_Work required_. Copy exactly, and only, the lines starting at the line with "Write the Apache ECharts code for this chart." and ending at the line with "600, 650, 700];". Leave every picture out of the copy.
-------- Records for the task --------
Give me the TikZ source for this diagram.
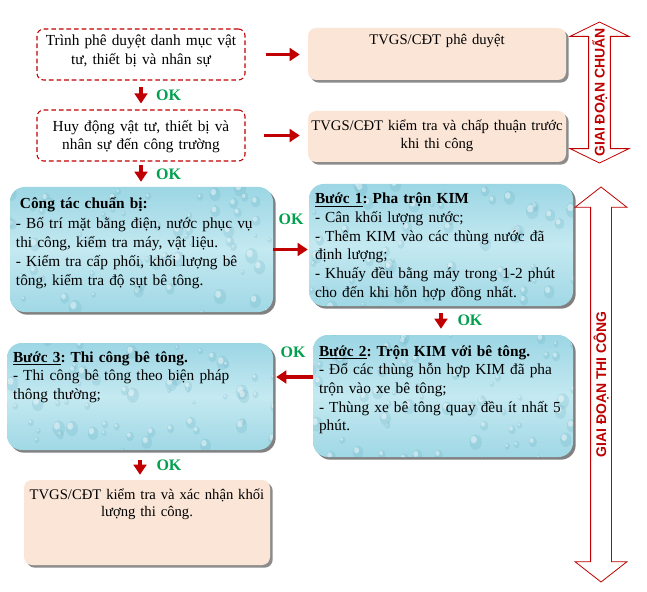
\documentclass[tikz,border=0pt]{standalone}
\usepackage{fontspec}
\setmainfont{Liberation Serif}
\setsansfont{Liberation Sans}
\usepackage{xcolor}
\usepackage{tikz}
\usetikzlibrary{positioning, arrows.meta, shapes.arrows, shadows}
\frenchspacing
\definecolor{kred}{HTML}{C00000}
\definecolor{okgreen}{HTML}{00A04F}
\definecolor{peach}{HTML}{FBE5D6}
\definecolor{wtop}{HTML}{9CD6E4}
\definecolor{wmid}{HTML}{C4E9F1}
\definecolor{wbot}{HTML}{A0D8E5}
\definecolor{wdrop}{HTML}{5FA9BD}
\tikzstyle{dash_box}=[draw=kred, line width=0.8pt, dash pattern=on 3.5pt off 2.2pt, rounded corners=5pt, align=center, text width=156pt, inner xsep=0pt, inner ysep=0pt, font=\fontsize{11.5}{13.5}\selectfont]
\tikzstyle{peach_box}=[fill=peach, rounded corners=6pt, drop shadow={shadow xshift=2pt, shadow yshift=-2pt, fill=black!50, opacity=.9}, align=center, inner xsep=0pt, inner ysep=0pt, font=\fontsize{11}{13}\selectfont]
\tikzstyle{water_box}=[top color=wtop, bottom color=wbot, middle color=wmid, rounded corners=11pt, drop shadow={shadow xshift=2pt, shadow yshift=-2pt, fill=black!55, opacity=.9}, align=left, inner xsep=4.5pt, inner ysep=0pt, font=\fontsize{11.5}{14}\selectfont,
    path picture={
        % water drops
        \foreach \k in {1,...,70}{
            \pgfmathsetmacro{\dx}{105*rand}
            \pgfmathsetmacro{\dy}{50*rand}
            \pgfmathsetmacro{\dr}{1.2+3.6*rnd}
            \fill[wdrop, opacity=.2] ([xshift=\dx pt, yshift=\dy pt]path picture bounding box.center) ellipse ({\dr pt} and {1.25*\dr pt});
            \fill[white, opacity=.45] ([xshift=\dx pt-0.3*\dr pt, yshift=\dy pt+0.4*\dr pt]path picture bounding box.center) ellipse ({0.5*\dr pt} and {0.6*\dr pt});
        }}]
\tikzstyle{red_arrow}=[-{Triangle[width=9.5pt, length=7.5pt]}, kred, line width=2.8pt]
\tikzstyle{ok_label}=[text=okgreen, font=\bfseries\fontsize{12}{14}\selectfont, inner sep=0pt]
\tikzstyle{stage_arrow}=[double arrow, draw=kred, fill=white, line width=0.6pt, rotate=90, inner xsep=0pt, text height=7.6pt, text depth=0pt, text=kred, font=\sffamily\bfseries\fontsize{10.5}{12}\selectfont]

\begin{document}
\begin{tikzpicture}[x=0.75pt, y=-0.75pt]
    \pgfmathsetseed{11}
    \useasboundingbox (0,0) rectangle (647,592);

    \node[dash_box, text height=12.75pt, text depth=25.5pt] at (141, 54.5) (plan) {Trình phê duyệt danh mục vật\\tư, thiết bị và nhân sự};
    \node[peach_box, text width=193.5pt, text height=12.75pt, text depth=26.25pt] at (437, 54) (approve) {TVGS/CĐT phê duyệt};
    \node[dash_box, text height=16.5pt, text depth=21.75pt] at (141, 135.5) (mobilize) {Huy động vật tư, thiết bị và\\nhân sự đến công trường};
    \node[peach_box, text width=193.5pt, text height=15pt, text depth=23.25pt] at (437, 136.5) (accept) {TVGS/CĐT kiểm tra và chấp thuận trước\\khi thi công};

    \node[water_box, text width=188.25pt, text height=16.5pt, text depth=77.25pt, font=\fontsize{11.5}{14.4}\selectfont] at (141.5, 249.5) (prepare) {\hspace{3pt}\textbf{Công tác chuẩn bị:}\\- Bố trí mặt bằng điện, nước phục vụ\\thi công, kiểm tra máy, vật liệu.\\- Kiểm tra cấp phối, khối lượng bê\\tông, kiểm tra độ sụt bê tông.};
    \node[water_box, text width=189pt, text height=15pt, text depth=76.5pt] at (441, 245) (step1) {\textbf{\underline{Bước 1}: Pha trộn KIM}\\- Cân khối lượng nước;\\- Thêm KIM vào các thùng nước đã\\định lượng;\\- Khuấy đều bằng máy trong 1-2 phút\\cho đến khi hỗn hợp đồng nhất.};
    \node[water_box, text width=186pt, text height=15.75pt, text depth=75.75pt] at (443, 396) (step2) {\textbf{\underline{Bước 2}: Trộn KIM với bê tông.}\\- Đổ các thùng hỗn hợp KIM đã pha\\trộn vào xe bê tông;\\- Thùng xe bê tông quay đều ít nhất 5\\phút.};
    \node[water_box, text width=190.5pt, text height=14.25pt, text depth=66pt] at (140, 396.5) (step3) {\textbf{\underline{Bước 3}: Thi công bê tông.}\\- Thi công bê tông theo biện pháp\\thông thường;};
    \node[peach_box, text width=184.5pt, text height=14.25pt, text depth=49.5pt] at (147, 522.5) (confirm) {TVGS/CĐT kiểm tra và xác nhận khối\\lượng thi công.};

    \node[stage_arrow, minimum height=105.75pt, inner ysep=4.07pt, double arrow head extend=13.9pt, double arrow tip angle=128] at (599.5, 92.5) (prep_stage) {\makebox[0pt]{GIAI ĐOẠN CHUẨN}};
    \node[stage_arrow, minimum height=296.25pt, inner ysep=3.7pt, double arrow head extend=11.6pt, double arrow tip angle=104] at (601, 384.5) (build_stage) {\makebox[0pt]{GIAI ĐOẠN THI CÔNG}};

    \draw[red_arrow, shorten <=15pt, shorten >=6pt] (plan.east) -- (plan.east -| approve.west);
    \draw[red_arrow, shorten <=13.5pt, shorten >=6pt] (mobilize.east) -- (mobilize.east -| accept.west);
    \draw[red_arrow, shorten <=4.5pt, shorten >=4.5pt] (plan.south) -- (plan.south |- mobilize.north) node[ok_label, midway, right=10pt] {OK};
    \draw[red_arrow, shorten <=2.25pt, shorten >=3.75pt] (mobilize.south) -- (mobilize.south |- prepare.north) node[ok_label, midway, right=10pt] {OK};
    \draw[red_arrow, shorten >=0.75pt] (prepare.east) -- (prepare.east -| step1.west) node[ok_label, midway, above=17pt] {OK};
    \draw[red_arrow, shorten <=5.25pt, shorten >=4.5pt] (step1.south) -- (step1.south |- step2.north) node[ok_label, midway, right=11pt] {OK};
    \draw[red_arrow, shorten >=2.25pt] ([yshift=14.25pt]step2.west) -- ([yshift=14.25pt]step2.west -| step3.east) node[ok_label, midway, above=12.75pt] {OK};
    \draw[red_arrow, shorten <=7.5pt, shorten >=3.75pt] (step3.south) -- (step3.south |- confirm.north) node[ok_label, midway, right=11pt] {OK};
\end{tikzpicture}
\end{document}
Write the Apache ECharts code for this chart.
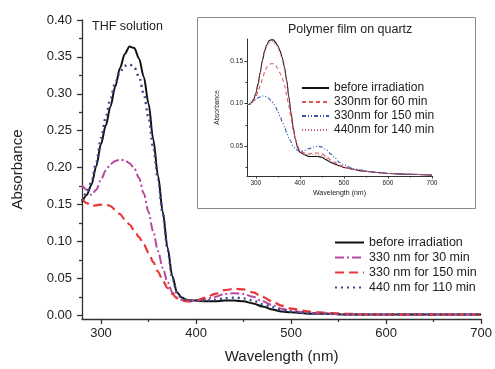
<!DOCTYPE html>
<html>
<head>
<meta charset="utf-8">
<script src="https://cdn.jsdelivr.net/npm/echarts@6/dist/echarts.min.js"></script>
<style>
  html, body { margin: 0; padding: 0; background: #fff; }
  #chart { width: 495px; height: 369px; }
</style>
</head>
<body>
<div id="chart"></div>
<script>
// wavelength grid (nm), shared by all curves
const wavelengths = [280, 285, 290, 295, 300, 305, 310, 315, 320, 325, 330, 335, 340, 345, 350, 355, 360, 365, 370, 375, 380, 385, 390, 395, 400, 410, 420, 430, 440, 450, 460, 470, 480, 490, 500, 520, 540, 560, 580, 600, 650, 700];

// THF solution
const thfBefore = [0.153, 0.163, 0.177, 0.202, 0.232, 0.257, 0.283, 0.310, 0.335, 0.354, 0.364, 0.362, 0.348, 0.323, 0.287, 0.238, 0.189, 0.140, 0.092, 0.053, 0.031, 0.024, 0.021, 0.020, 0.020, 0.019, 0.019, 0.020, 0.020, 0.019, 0.016, 0.012, 0.008, 0.005, 0.004, 0.002, 0.002, 0.001, 0.001, 0.001, 0.001, 0.001];
const thf330x30 = [0.176, 0.170, 0.163, 0.170, 0.184, 0.196, 0.205, 0.209, 0.211, 0.210, 0.206, 0.199, 0.186, 0.165, 0.140, 0.113, 0.087, 0.064, 0.045, 0.031, 0.024, 0.021, 0.020, 0.020, 0.020, 0.022, 0.025, 0.029, 0.030, 0.029, 0.025, 0.019, 0.014, 0.009, 0.006, 0.003, 0.002, 0.001, 0.001, 0.001, 0.001, 0.001];
const thf330x150 = [0.158, 0.152, 0.148, 0.149, 0.150, 0.150, 0.148, 0.143, 0.137, 0.130, 0.123, 0.115, 0.106, 0.096, 0.085, 0.072, 0.059, 0.047, 0.037, 0.029, 0.023, 0.020, 0.019, 0.019, 0.020, 0.024, 0.029, 0.034, 0.036, 0.035, 0.031, 0.025, 0.019, 0.013, 0.009, 0.005, 0.003, 0.002, 0.001, 0.001, 0.001, 0.001];
const thf440x110 = [0.155, 0.166, 0.181, 0.207, 0.240, 0.268, 0.294, 0.315, 0.330, 0.338, 0.340, 0.336, 0.323, 0.300, 0.268, 0.227, 0.184, 0.137, 0.089, 0.051, 0.030, 0.023, 0.021, 0.020, 0.020, 0.020, 0.021, 0.023, 0.024, 0.023, 0.020, 0.015, 0.011, 0.007, 0.005, 0.003, 0.002, 0.001, 0.001, 0.001, 0.001, 0.001];

// polymer film on quartz (inset)
const filmBefore = [0.099, 0.099, 0.101, 0.105, 0.112, 0.123, 0.137, 0.151, 0.162, 0.169, 0.174, 0.175, 0.175, 0.172, 0.168, 0.162, 0.154, 0.143, 0.128, 0.108, 0.089, 0.072, 0.058, 0.048, 0.043, 0.040, 0.038, 0.038, 0.038, 0.037, 0.034, 0.031, 0.029, 0.027, 0.025, 0.023, 0.021, 0.020, 0.019, 0.018, 0.017, 0.016];
const film330x60 = [0.099, 0.099, 0.100, 0.103, 0.108, 0.114, 0.121, 0.129, 0.137, 0.143, 0.146, 0.147, 0.147, 0.145, 0.141, 0.136, 0.130, 0.122, 0.110, 0.097, 0.083, 0.069, 0.058, 0.050, 0.045, 0.042, 0.041, 0.042, 0.042, 0.041, 0.038, 0.034, 0.031, 0.028, 0.026, 0.023, 0.021, 0.020, 0.019, 0.018, 0.017, 0.016];
const film330x150 = [0.099, 0.099, 0.101, 0.103, 0.105, 0.107, 0.108, 0.109, 0.109, 0.108, 0.106, 0.103, 0.100, 0.096, 0.091, 0.085, 0.079, 0.073, 0.066, 0.060, 0.055, 0.050, 0.047, 0.045, 0.044, 0.045, 0.047, 0.049, 0.050, 0.049, 0.046, 0.041, 0.036, 0.031, 0.028, 0.024, 0.022, 0.020, 0.019, 0.018, 0.017, 0.016];
const film440x140 = [0.099, 0.099, 0.101, 0.105, 0.112, 0.122, 0.135, 0.149, 0.160, 0.167, 0.172, 0.173, 0.173, 0.170, 0.166, 0.160, 0.152, 0.141, 0.126, 0.107, 0.088, 0.072, 0.058, 0.049, 0.044, 0.041, 0.040, 0.040, 0.040, 0.039, 0.036, 0.032, 0.029, 0.027, 0.025, 0.023, 0.021, 0.020, 0.019, 0.018, 0.017, 0.016];

// tick values
const mainXTicks = [300, 400, 500, 600, 700];
const mainXMinor = [350, 450, 550, 650];
const mainYTicks = [0, 0.05, 0.10, 0.15, 0.20, 0.25, 0.30, 0.35, 0.40];
const mainYMinor = [0.025, 0.075, 0.125, 0.175, 0.225, 0.275, 0.325, 0.375];
const insetXTicks = [300, 400, 500, 600, 700];
const insetXMinor = [350, 450, 550, 650];
const insetYTicks = [0.05, 0.10, 0.15];
const insetYMinor = [0.025, 0.075, 0.125];

const pairs = (values) => wavelengths.map((w, i) => [w, values[i]]);

const AXIS_COLOR = "#333";
const FONT = "'Liberation Sans', Arial, sans-serif";

const majorAxis = (gridIndex, position, min, max, labels, opts) => ({
  type: "value",
  gridIndex,
  position,
  min,
  max,
  splitLine: { show: false },
  axisLine: { show: true, onZero: false, lineStyle: { color: AXIS_COLOR, width: opts.lineWidth } },
  axisTick: { show: true, customValues: labels, length: opts.tickLen, lineStyle: { color: AXIS_COLOR, width: opts.lineWidth } },
  axisLabel: {
    customValues: labels,
    fontSize: opts.fontSize,
    color: "#222",
    margin: opts.margin,
    formatter: opts.formatter,
  },
  name: opts.name,
  nameLocation: "middle",
  nameGap: opts.nameGap,
  nameTextStyle: { fontSize: opts.nameSize, color: "#222" },
});

// second axis on the same side, only to draw the shorter minor ticks
const minorAxis = (gridIndex, position, min, max, ticks, len, lineWidth) => ({
  type: "value",
  gridIndex,
  position,
  min,
  max,
  splitLine: { show: false },
  axisLine: { show: false, onZero: false },
  axisLabel: { show: false },
  axisTick: { show: true, customValues: ticks, length: len, lineStyle: { color: AXIS_COLOR, width: lineWidth } },
});

const lineSeries = (name, values, xi, yi, color, width, type) => ({
  name,
  type: "line",
  xAxisIndex: xi,
  yAxisIndex: yi,
  data: pairs(values),
  symbol: "none",
  smooth: 0.3,
  smoothMonotone: "x",
  lineStyle: { color, width, type },
  itemStyle: { color },
  z: 3,
});

const chart = echarts.init(document.getElementById("chart"));

chart.setOption({
  animation: false,
  textStyle: { fontFamily: FONT },
  title: [
    { text: "THF solution", left: 92, top: 20, padding: 0, textStyle: { fontSize: 12.5, fontWeight: "normal", color: "#222" } },
    { text: "Polymer film on quartz", left: 288, top: 23, padding: 0, textStyle: { fontSize: 12.5, fontWeight: "normal", color: "#222" } },
  ],
  graphic: [
    {
      type: "rect",
      z: -10,
      shape: { x: 197.5, y: 17.5, width: 278, height: 191 },
      style: { fill: "#fff", stroke: "#8a8a8a", lineWidth: 1 },
    },
  ],
  grid: [
    { left: 82, top: 20, width: 403, height: 301 },
    { left: 247, top: 39, width: 185, height: 137 },
  ],
  xAxis: [
    majorAxis(0, "bottom", 280, 700, mainXTicks, { lineWidth: 1.3, tickLen: 5, fontSize: 13, margin: 8, name: "Wavelength (nm)", nameGap: 30, nameSize: 15 }),
    minorAxis(0, "bottom", 280, 700, mainXMinor, 3, 1.3),
    majorAxis(1, "bottom", 280, 700, insetXTicks, { lineWidth: 1, tickLen: 2.5, fontSize: 6.5, margin: 4, name: "Wavelength (nm)", nameGap: 14, nameSize: 7 }),
    minorAxis(1, "bottom", 280, 700, insetXMinor, 1.5, 1),
  ],
  yAxis: [
    majorAxis(0, "left", -0.005, 0.4, mainYTicks, { lineWidth: 1.3, tickLen: 5, fontSize: 13, margin: 10, name: "Absorbance", nameGap: 57, nameSize: 15, formatter: (v) => v.toFixed(2) }),
    minorAxis(0, "left", -0.005, 0.4, mainYMinor, 3, 1.3),
    majorAxis(1, "left", 0.015, 0.176, insetYTicks, { lineWidth: 1, tickLen: 2.5, fontSize: 6.5, margin: 4, name: "Absorbance", nameGap: 26, nameSize: 6.5, formatter: (v) => v.toFixed(2) }),
    minorAxis(1, "left", 0.015, 0.176, insetYMinor, 1.5, 1),
  ],
  legend: [
    {
      orient: "vertical",
      left: 334,
      top: 236,
      padding: 0,
      itemWidth: 29,
      itemHeight: 14,
      itemGap: 2,
      itemStyle: { opacity: 0 },
      textStyle: { fontSize: 12.5, color: "#222" },
      data: ["before irradiation", "330 nm for 30 min", "330 nm for 150 min", "440 nm for 110 min"],
    },
    {
      orient: "vertical",
      left: 301,
      top: 82,
      padding: 0,
      itemWidth: 27,
      itemHeight: 13,
      itemGap: 2,
      itemStyle: { opacity: 0 },
      textStyle: { fontSize: 12, color: "#222" },
      data: ["before irradiation", "330nm for 60 min", "330nm for 150 min", "440nm for 140 min"],
    },
  ],
  series: [
    lineSeries("before irradiation", thfBefore, 0, 0, "#111", 2, "solid"),
    lineSeries("330 nm for 30 min", thf330x30, 0, 0, "#b8489f", 2, [9, 3, 2, 3]),
    lineSeries("330 nm for 150 min", thf330x150, 0, 0, "#e8363a", 2.2, [9, 5]),
    lineSeries("440 nm for 110 min", thf440x110, 0, 0, "#38478a", 2.4, [2, 4]),
    lineSeries("before irradiation", filmBefore, 2, 2, "#111", 1.1, "solid"),
    lineSeries("330nm for 60 min", film330x60, 2, 2, "#e05555", 1.1, [4, 3]),
    lineSeries("330nm for 150 min", film330x150, 2, 2, "#3355b0", 1.1, [4, 2, 1, 2, 1, 2]),
    lineSeries("440nm for 140 min", film440x140, 2, 2, "#d05a7a", 1.1, [1, 2]),
  ],
});
</script>
</body>
</html>
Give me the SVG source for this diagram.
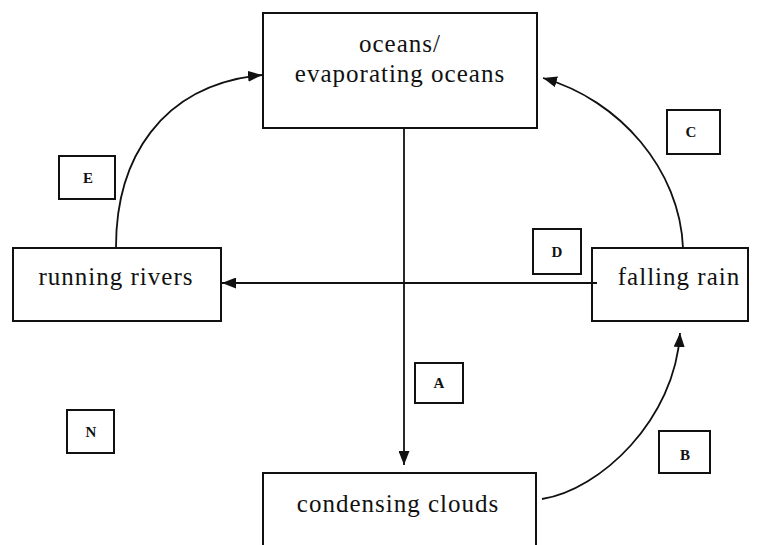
<svg xmlns="http://www.w3.org/2000/svg" width="759" height="545" viewBox="0 0 759 545">
<style>
.box{fill:#fff;stroke:#111;stroke-width:2}
.lbl{fill:#fff;stroke:#111;stroke-width:2}
.t{font-family:"Liberation Serif","Times New Roman",serif;font-size:25px;letter-spacing:1px;fill:#111;text-anchor:middle}
.s{font-family:"Liberation Serif","Times New Roman",serif;font-size:15px;font-weight:bold;fill:#111;text-anchor:middle}
.c{fill:none;stroke:#111;stroke-width:1.8}
</style>
<defs>
<marker id="ah" viewBox="0 0 14 11" refX="14" refY="5.5" markerWidth="14" markerHeight="11" markerUnits="userSpaceOnUse" orient="auto">
<path d="M0,0 L14,5.5 L0,11 Z" fill="#111"/>
</marker>
</defs>
<g id="oceans"><rect class="box" x="263" y="13" width="274" height="115"/><text class="t" x="400" y="52">oceans/</text><text class="t" x="400" y="82">evaporating oceans</text></g>
<g id="rivers"><rect class="box" x="13" y="248" width="208" height="73"/><text class="t" x="116" y="285">running rivers</text></g>
<g id="rain"><rect class="box" x="592" y="248" width="156" height="73"/><text class="t" x="679" y="285">falling rain</text></g>
<g id="clouds"><rect class="box" x="263" y="473" width="273" height="90"/><text class="t" x="398" y="512">condensing clouds</text></g>
<g id="connectors">
<path class="c" d="M404,128 L404,465" marker-end="url(#ah)"/>
<path class="c" d="M597,283 L222,283" marker-end="url(#ah)"/>
<path class="c" d="M542,499 C600,490 675,420 680,333" marker-end="url(#ah)"/>
<path class="c" d="M683,248 C680,170 620,100 543,78" marker-end="url(#ah)"/>
<path class="c" d="M116,247 C116,160 160,85 262,75" marker-end="url(#ah)"/>
</g>
<g id="label-A"><rect class="lbl" x="415" y="363" width="48" height="40"/><text class="s" x="439" y="388">A</text></g>
<g id="label-B"><rect class="lbl" x="659" y="431" width="51" height="42"/><text class="s" x="685" y="460">B</text></g>
<g id="label-C"><rect class="lbl" x="667" y="110" width="53" height="44"/><text class="s" x="691" y="137">C</text></g>
<g id="label-D"><rect class="lbl" x="533" y="229" width="48" height="45"/><text class="s" x="557" y="257">D</text></g>
<g id="label-E"><rect class="lbl" x="59" y="156" width="56" height="43"/><text class="s" x="88" y="183">E</text></g>
<g id="label-N"><rect class="lbl" x="67" y="410" width="47" height="43"/><text class="s" x="91" y="437">N</text></g>
</svg>
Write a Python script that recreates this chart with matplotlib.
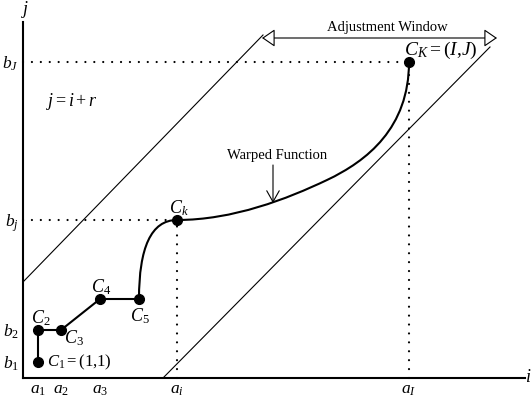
--------
_Solved problem_.
Write the Apache ECharts code for this chart.
<!DOCTYPE html>
<html>
<head>
<meta charset="utf-8">
<script src="https://cdn.jsdelivr.net/npm/echarts@6/dist/echarts.min.js"></script>
<style>
  html, body { margin: 0; padding: 0; background: #fff; }
  #chart { width: 495px; height: 369px; }
</style>
</head>
<body>
<div id="chart"></div>
<script>
// wavelength grid (nm), shared by all curves
const wavelengths = [280, 285, 290, 295, 300, 305, 310, 315, 320, 325, 330, 335, 340, 345, 350, 355, 360, 365, 370, 375, 380, 385, 390, 395, 400, 410, 420, 430, 440, 450, 460, 470, 480, 490, 500, 520, 540, 560, 580, 600, 650, 700];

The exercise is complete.